Tea Tree Oil MRSA Treatment

Since MRSA is so resistant to regular antibiotics, some people are looking to alternative remedies for a cure. One of these is tea tree oil. Here is a look at tea tree oil and how it can help patients with MRSA.

What is Tea Tree Oil

Tea tree oil was originally used in Australia by the aboriginal people. For thousands of years, these people would crush the leaves and make a mudpack to use as an antiseptic and antifungal.

The plant got the name “tea tree” in the late 1700s when Captain James Cook and his crew first used the leaves for tea and later for beer. However, the medicinal qualities of the plant remained unexplored until the 1920s.

In the 1920s, Dr. Arthur Penfold started researching the antiseptic properties of tea tree oil, and published an article with F.R. Morrison in 1929 regarding the economic benefits of tea trees.

First Aid

This set of years of research on the plant, and tea tree oil even became an ingredient in World War II first aid kits for Australian soldiers. However, after the war, more doctors started to use antibiotics to cure infections, and tea tree oil lost some of its appeal.

In the 1960s, tea tree oil started becoming popular again, and research on it renewed around the world. Tea trees are now also grown in the state of California.

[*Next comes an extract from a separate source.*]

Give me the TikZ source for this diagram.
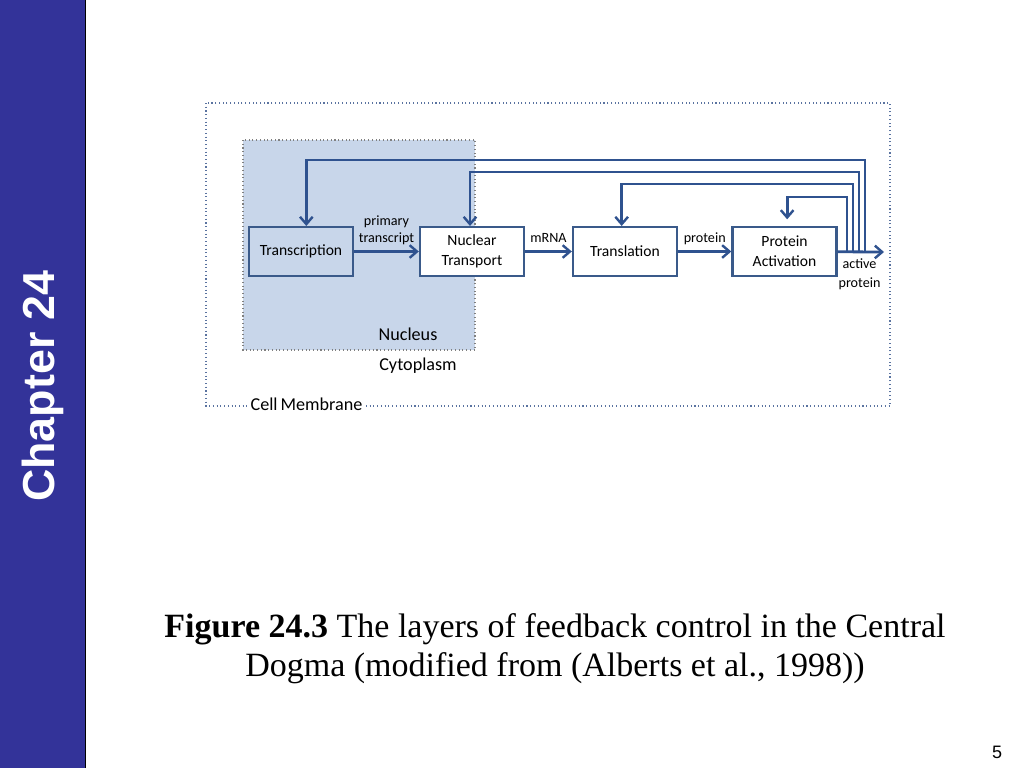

The health properties of tea trees come from the oils that are found in its leaves. Today, the oil is steam distilled, and then further tested for chemical properties. These properties can range anywhere from 50 to 100 in number, which partially explains why tea tree oil can be used for so many purposes.

Antibacterial Usage

There are several uses for tea tree oil; however, the most promising use for MRSA patients is that as an antibacterial. MRSA is resistant to many of the common antibiotics, making it difficult to treat.

It can cause infections in people who have wounds from injuries, surgeries, or burns and anyone with a weakened immune system. Often, the only antibiotic that can treat MRSA is Vancomycin, and some strains are resistant even to that.

The East London University did a study comparing Vancomycin with tea tree oil, and surprisingly tea tree oil came up as a powerful alternative. Since MRSA is most often transmitted through skin to skin contact, such as a nurse working with an infected patient and then infecting a second patient, the use of tea tree oil in hand and body soaps was particularly effective.

Tea tree oil can also be inhaled, working as an expectorant. This can help to clear up throat and chest infections. Inhaling hot water with tea tree oil added can help to stop the infection of MRSA and other bacteria before they spread to the other parts of the body.

Only your doctor can positively identify if you have been infected with MRSA or not. Always consult your doctor before starting any alternative treatment to your current medications, and do not stop taking a course of antibiotics without prior consent from your physician.